“The fear of bad magic lurks below the skin of Western society. At times it comes up above the surface.”
In his new book, The Witch: A History of Fear from Ancient Times to the Present (Yale University Press), Ronald Hutton writes:
“[Societies] that have taken witchcraft seriously have not done so with the same intensity at all times. Instead, witch-hunting, all over the world, has tended since records began to burgeon dramatically at particular times and die away or fall to a low level at others.”
The period of greatest intensity for witch trials occurred in Europe between 1560 and 1640. The majority of people put to death for alleged witchcraft in European history (some 40-60,000) were executed in this 80-year period. Why did a Europe emerging from the Middle Ages persecute supposed witches with such vehemence? Why did panic about witches gain momentum in some places and not in others?

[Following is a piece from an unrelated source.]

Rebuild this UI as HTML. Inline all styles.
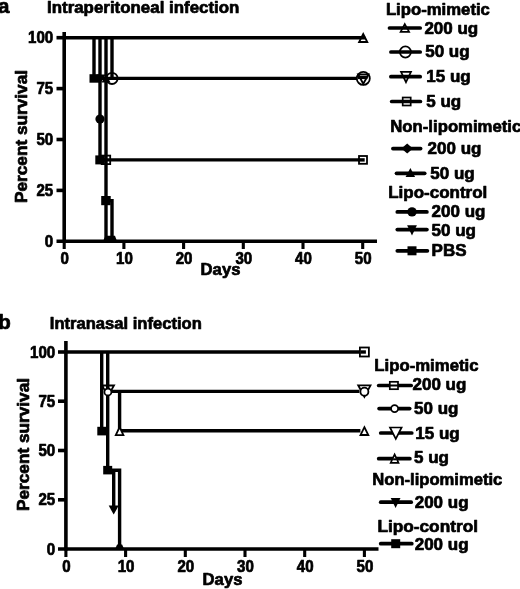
<!DOCTYPE html>
<html><head><meta charset="utf-8"><title>Survival curves</title>
<style>
html,body{margin:0;padding:0;background:#fff;}
svg{display:block;}
text{font-family:"Liberation Sans",Arial,sans-serif;font-weight:bold;fill:#000;stroke:#000;stroke-width:0.7px;stroke-linejoin:round;}
.l{stroke:#000;stroke-width:3.4;fill:none;stroke-linecap:butt;stroke-linejoin:miter;}
.ax{stroke:#000;stroke-width:3.6;fill:none;}
.tk{stroke:#000;stroke-width:3.1;fill:none;}
.om{stroke:#000;stroke-width:1.8;fill:#fff;}
.on{stroke:#000;stroke-width:1.8;fill:none;}
.fm{stroke:none;fill:#000;}
.mo{stroke:#000;stroke-width:1.7;fill:none;}
.mw{stroke:#000;stroke-width:1.7;fill:#fff;}
.th{stroke:#000;stroke-width:2;fill:none;}
.lg{stroke:#000;stroke-width:3.7;fill:none;stroke-linecap:round;}
</style></head><body>
<svg width="520" height="589" viewBox="0 0 520 589">
<rect width="520" height="589" fill="#fff"/>

<!-- panel a -->
<text x="-2.1" y="13.0" font-size="20.5" text-anchor="start">a</text>
<text x="47.0" y="12.8" font-size="17" text-anchor="start" textLength="192.4" lengthAdjust="spacingAndGlyphs">Intraperitoneal infection</text>
<line class="ax" x1="64.2" y1="32.0" x2="64.2" y2="242.9"/>
<line class="ax" x1="56.5" y1="241.3" x2="377.0" y2="241.3"/>
<line class="ax" x1="56.5" y1="190.4" x2="64.2" y2="190.4"/>
<line class="ax" x1="56.5" y1="139.5" x2="64.2" y2="139.5"/>
<line class="ax" x1="56.5" y1="88.6" x2="64.2" y2="88.6"/>
<line class="ax" x1="56.5" y1="37.7" x2="64.2" y2="37.7"/>
<line class="tk" x1="64.2" y1="241.3" x2="64.2" y2="249.0"/>
<line class="tk" x1="123.9" y1="241.3" x2="123.9" y2="249.0"/>
<line class="tk" x1="183.6" y1="241.3" x2="183.6" y2="249.0"/>
<line class="tk" x1="243.3" y1="241.3" x2="243.3" y2="249.0"/>
<line class="tk" x1="303.0" y1="241.3" x2="303.0" y2="249.0"/>
<line class="tk" x1="362.7" y1="241.3" x2="362.7" y2="249.0"/>
<text x="53.2" y="246.9" font-size="16.3" text-anchor="end" textLength="8.4" lengthAdjust="spacingAndGlyphs">0</text>
<text x="53.2" y="196.0" font-size="16.3" text-anchor="end" textLength="16.8" lengthAdjust="spacingAndGlyphs">25</text>
<text x="53.2" y="145.1" font-size="16.3" text-anchor="end" textLength="16.8" lengthAdjust="spacingAndGlyphs">50</text>
<text x="53.2" y="94.20000000000002" font-size="16.3" text-anchor="end" textLength="16.8" lengthAdjust="spacingAndGlyphs">75</text>
<text x="53.2" y="43.30000000000002" font-size="16.3" text-anchor="end" textLength="25.2" lengthAdjust="spacingAndGlyphs">100</text>
<text x="64.7" y="263.9" font-size="16.3" text-anchor="middle" textLength="8.4" lengthAdjust="spacingAndGlyphs">0</text>
<text x="124.4" y="263.9" font-size="16.3" text-anchor="middle" textLength="16.8" lengthAdjust="spacingAndGlyphs">10</text>
<text x="184.1" y="263.9" font-size="16.3" text-anchor="middle" textLength="16.8" lengthAdjust="spacingAndGlyphs">20</text>
<text x="243.8" y="263.9" font-size="16.3" text-anchor="middle" textLength="16.8" lengthAdjust="spacingAndGlyphs">30</text>
<text x="303.5" y="263.9" font-size="16.3" text-anchor="middle" textLength="16.8" lengthAdjust="spacingAndGlyphs">40</text>
<text x="363.2" y="263.9" font-size="16.3" text-anchor="middle" textLength="16.8" lengthAdjust="spacingAndGlyphs">50</text>
<text x="200.6" y="275.4" font-size="17" text-anchor="start" textLength="39.8" lengthAdjust="spacingAndGlyphs">Days</text>
<text transform="translate(27.2,203.0) rotate(-90)" font-size="17" textLength="133" lengthAdjust="spacingAndGlyphs">Percent survival</text>
<path class="l" d="M64.2,37.7 L365.2,37.7"/>
<path class="l" d="M94.0,37.7 L94.0,78.4 L100.0,78.4"/>
<path class="l" d="M100.0,37.7 L100.0,159.9 L106.0,159.9"/>
<path class="l" d="M106.0,37.7 L106.0,241.3"/>
<path class="l" d="M112.0,37.7 L112.0,78.4"/>
<path class="l" d="M100.0,78.4 L357.7,78.4"/>
<path class="l" d="M100.0,159.9 L362.7,159.9"/>
<path class="l" d="M106.0,200.6 L112.0,200.6 L112.0,241.3"/>
<rect class="fm" x="89.5" y="74.2" width="10" height="8.5"/>
<polygon class="fm" points="101.0,82.4 105.5,74.4 96.5,74.4"/>
<polygon class="fm" points="106.0,74.4 110.5,82.4 101.5,82.4"/>
<circle class="on" cx="112.0" cy="78.4" r="5.6"/>
<circle class="fm" cx="100.0" cy="119.1" r="4.6"/>
<rect class="fm" x="95.3" y="155.4" width="9.5" height="9"/>
<rect class="on" x="101.7" y="155.6" width="8.5" height="8.5"/>
<rect class="fm" x="101.2" y="196.0" width="9.5" height="9.2"/>
<polygon class="fm" points="103.0,241.3 105.5,235.8 115.0,235.8 117.0,241.3"/>
<polygon class="on" points="363.2,34.0 367.3,42.0 359.1,42.0"/>
<circle class="om" cx="363.3" cy="78.4" r="6.5"/>
<polygon class="on" points="363.3,83.8 368.6,74.3 358.1,74.3"/>
<line class="l" x1="357.7" y1="77.4" x2="367.5" y2="77.4"/>
<rect class="om" x="359.0" y="156.0" width="8" height="7.8"/>
<line class="l" x1="358.2" y1="159.9" x2="364.7" y2="159.9"/>
<text x="385.9" y="14.8" font-size="17" text-anchor="start" textLength="104" lengthAdjust="spacingAndGlyphs">Lipo-mimetic</text>
<line class="lg" x1="389.5" y1="28.0" x2="420.2" y2="28.0"/>
<polygon class="mo" points="404.8,24.1 409.1,31.9 400.6,31.9"/>
<text x="424.4" y="33.7" font-size="17" text-anchor="start">200 ug</text>
<line class="lg" x1="390.9" y1="52.0" x2="420.2" y2="52.0"/>
<circle class="mo" cx="405.4" cy="52.0" r="5.6"/>
<text x="425.2" y="57.4" font-size="17" text-anchor="start">50 ug</text>
<line class="lg" x1="390.9" y1="76.7" x2="420.2" y2="76.7"/>
<polygon class="mo" points="406.0,82.2 411.0,71.8 401.0,71.8"/>
<text x="426.3" y="82.1" font-size="17" text-anchor="start">15 ug</text>
<line class="lg" x1="391.7" y1="101.5" x2="420.4" y2="101.5"/>
<rect class="mo" x="402.7" y="97.5" width="8" height="8"/>
<text x="426.3" y="107.2" font-size="17" text-anchor="start">5 ug</text>
<text x="390.3" y="132.3" font-size="17" text-anchor="start" textLength="131" lengthAdjust="spacingAndGlyphs">Non-lipomimetic</text>
<line class="lg" x1="392.9" y1="148.6" x2="420.6" y2="148.6"/>
<polygon class="fm" points="407.2,143.6 412.9,148.6 407.2,153.6 401.4,148.6"/>
<text x="427.6" y="154" font-size="17" text-anchor="start">200 ug</text>
<line class="lg" x1="396.5" y1="173.3" x2="424.7" y2="173.3"/>
<polygon class="fm" points="410.4,168.0 415.1,177.0 405.6,177.0"/>
<text x="430.3" y="178.5" font-size="17" text-anchor="start">50 ug</text>
<text x="388.2" y="198.3" font-size="17" text-anchor="start">Lipo-control</text>
<line class="lg" x1="397.3" y1="211.9" x2="426.9" y2="211.9"/>
<circle class="fm" cx="412.0" cy="211.9" r="4.7"/>
<text x="431.6" y="217.3" font-size="17" text-anchor="start">200 ug</text>
<line class="lg" x1="397.3" y1="229.6" x2="426.9" y2="229.6"/>
<polygon class="fm" points="412.0,235.5 416.9,225.3 407.1,225.3"/>
<text x="431.6" y="236.4" font-size="17" text-anchor="start">50 ug</text>
<line class="lg" x1="397.3" y1="250.8" x2="427.4" y2="250.8"/>
<rect class="fm" x="407.5" y="246.3" width="9" height="9"/>
<text x="431.6" y="255.9" font-size="17" text-anchor="start">PBS</text>
<!-- panel b -->
<text x="-1.8" y="328.5" font-size="20.5" text-anchor="start">b</text>
<text x="49.8" y="328.6" font-size="17" text-anchor="start" textLength="152" lengthAdjust="spacingAndGlyphs">Intranasal infection</text>
<line class="ax" x1="65.9" y1="341.0" x2="65.9" y2="550.6"/>
<line class="ax" x1="58.0" y1="549.0" x2="378.5" y2="549.0"/>
<line class="ax" x1="58.0" y1="499.8" x2="65.9" y2="499.8"/>
<line class="ax" x1="58.0" y1="450.5" x2="65.9" y2="450.5"/>
<line class="ax" x1="58.0" y1="401.2" x2="65.9" y2="401.2"/>
<line class="ax" x1="58.0" y1="352.0" x2="65.9" y2="352.0"/>
<line class="tk" x1="65.9" y1="549.0" x2="65.9" y2="557.0"/>
<line class="tk" x1="125.6" y1="549.0" x2="125.6" y2="557.0"/>
<line class="tk" x1="185.3" y1="549.0" x2="185.3" y2="557.0"/>
<line class="tk" x1="245.0" y1="549.0" x2="245.0" y2="557.0"/>
<line class="tk" x1="304.7" y1="549.0" x2="304.7" y2="557.0"/>
<line class="tk" x1="364.4" y1="549.0" x2="364.4" y2="557.0"/>
<text x="55.2" y="554.6" font-size="16.3" text-anchor="end" textLength="8.4" lengthAdjust="spacingAndGlyphs">0</text>
<text x="55.2" y="505.35" font-size="16.3" text-anchor="end" textLength="16.8" lengthAdjust="spacingAndGlyphs">25</text>
<text x="55.2" y="456.1" font-size="16.3" text-anchor="end" textLength="16.8" lengthAdjust="spacingAndGlyphs">50</text>
<text x="55.2" y="406.85" font-size="16.3" text-anchor="end" textLength="16.8" lengthAdjust="spacingAndGlyphs">75</text>
<text x="55.2" y="357.6" font-size="16.3" text-anchor="end" textLength="25.2" lengthAdjust="spacingAndGlyphs">100</text>
<text x="66.4" y="572.1" font-size="16.3" text-anchor="middle" textLength="8.4" lengthAdjust="spacingAndGlyphs">0</text>
<text x="126.1" y="572.1" font-size="16.3" text-anchor="middle" textLength="16.8" lengthAdjust="spacingAndGlyphs">10</text>
<text x="185.8" y="572.1" font-size="16.3" text-anchor="middle" textLength="16.8" lengthAdjust="spacingAndGlyphs">20</text>
<text x="245.5" y="572.1" font-size="16.3" text-anchor="middle" textLength="16.8" lengthAdjust="spacingAndGlyphs">30</text>
<text x="305.2" y="572.1" font-size="16.3" text-anchor="middle" textLength="16.8" lengthAdjust="spacingAndGlyphs">40</text>
<text x="364.9" y="572.1" font-size="16.3" text-anchor="middle" textLength="16.8" lengthAdjust="spacingAndGlyphs">50</text>
<text x="202.6" y="585.4" font-size="17" text-anchor="start" textLength="39.8" lengthAdjust="spacingAndGlyphs">Days</text>
<text transform="translate(29.3,511.0) rotate(-90)" font-size="17" textLength="133" lengthAdjust="spacingAndGlyphs">Percent survival</text>
<path class="l" d="M65.9,352.0 L360.4,352.0"/>
<path class="l" d="M101.7,352.0 L101.7,430.8"/>
<path class="l" d="M107.7,352.0 L107.7,470.2 L119.6,470.2 L119.6,549.0"/>
<path class="l" d="M107.7,391.4 L359.4,391.4"/>
<path class="l" d="M119.6,391.4 L119.6,430.8 L360.4,430.8"/>
<path class="l" d="M113.7,470.2 L113.7,509.6"/>
<polygon class="on" points="108.0,396.0 114.0,385.5 102.0,385.5"/>
<circle class="om" cx="107.9" cy="392.0" r="3.5"/>
<rect class="fm" x="97.3" y="426.8" width="9.5" height="8.6"/>
<polygon class="om" points="119.6,427.1 123.4,435.1 115.8,435.1"/>
<rect class="fm" x="103.2" y="465.9" width="9" height="8.5"/>
<polygon class="fm" points="113.7,514.6 118.7,505.6 108.7,505.6"/>
<polygon class="fm" points="115.1,549.0 117.1,544.5 122.1,544.5 124.1,549.0"/>
<rect class="om" x="359.9" y="347.5" width="9" height="9"/>
<line class="l" x1="360.4" y1="352.0" x2="365.9" y2="352.0"/>
<polygon class="om" points="364.4,396.8 370.5,385.3 358.2,385.3"/>
<circle class="om" cx="364.4" cy="391.7" r="4"/>
<polygon class="om" points="364.4,427.2 368.3,435.0 360.5,435.0"/>
<text x="374.3" y="370.8" font-size="17" text-anchor="start" textLength="104.2" lengthAdjust="spacingAndGlyphs">Lipo-mimetic</text>
<line class="lg" x1="378.7" y1="385.5" x2="411.2" y2="385.5"/>
<rect class="mw" x="389.8" y="381.8" width="8.2" height="7.4"/>
<line class="th" x1="389.9" y1="385.5" x2="397.9" y2="385.5"/>
<text x="412.5" y="390.4" font-size="17" text-anchor="start">200 ug</text>
<line class="lg" x1="379.1" y1="408.6" x2="409.7" y2="408.6"/>
<circle class="mw" cx="394.6" cy="408.6" r="3.5"/>
<text x="414.0" y="413.5" font-size="17" text-anchor="start">50 ug</text>
<line class="lg" x1="380.7" y1="433.0" x2="411.8" y2="433.0"/>
<polygon class="mw" points="395.8,438.8 401.6,427.5 390.0,427.5"/>
<text x="415.3" y="438.8" font-size="17" text-anchor="start">15 ug</text>
<line class="lg" x1="378.7" y1="458.7" x2="409.9" y2="458.7"/>
<polygon class="mw" points="394.6,454.4 398.5,462.8 390.7,462.8"/>
<line class="th" x1="393.1" y1="459.3" x2="396.1" y2="459.3"/>
<text x="414.0" y="463" font-size="17" text-anchor="start">5 ug</text>
<text x="372.3" y="484.5" font-size="17" text-anchor="start" textLength="130" lengthAdjust="spacingAndGlyphs">Non-lipomimetic</text>
<line class="lg" x1="380.7" y1="502.2" x2="411.2" y2="502.2"/>
<polygon class="fm" points="395.6,508.1 400.5,497.9 390.7,497.9"/>
<text x="414.7" y="507.6" font-size="17" text-anchor="start">200 ug</text>
<text x="377.4" y="531.8" font-size="17" text-anchor="start" textLength="100.6" lengthAdjust="spacingAndGlyphs">Lipo-control</text>
<line class="lg" x1="380.7" y1="543.7" x2="411.8" y2="543.7"/>
<rect class="fm" x="391.2" y="539.2" width="9" height="9"/>
<text x="414.7" y="550.0" font-size="17" text-anchor="start">200 ug</text>
</svg>
</body></html>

To answer these and other fascinating questions, Ronald Hutton explores the phenomenon of witchcraft – or rather a belief in the reality of witchcraft as a form of magic capable of harming others – in a wide variety of times and places. In this interview, we discuss some of them, including Ancient Egyptian magic, witch-hunter’s manuals, the peculiarly English interest in the witch’s familiar, and present-day belief in Satanic magic.
A major example of the way in which people in the European heartland constructed stories about satanic witchcraft is provided by their answers to the question of how witches travelled to the sabbath. Presented with it, usually under interrogation and often under torture, individuals came up with a variety of answers, partly reflecting local belief, but also what they could imagine or invent on the spot in response to a Europe-wide stereotype being articulated by the prosecutor. As a result, those methods presented in demonologies multiplied with time.
In the Malleus maleficarum of 1486, the same idea as that recorded in the earliest Alpine witch trials was retained: that witches rode on a piece of wood greased with an ointment made partly from human baby fat. By the time that Jean Bodin wrote, almost a century later and basing his information on trials in southern France and Italy, the ideas had elaborated. Some people were now said to apply the ointment to their own bodies, and then fly, while others, with or without the grease, rode animals of different kinds, or a broom or a pole.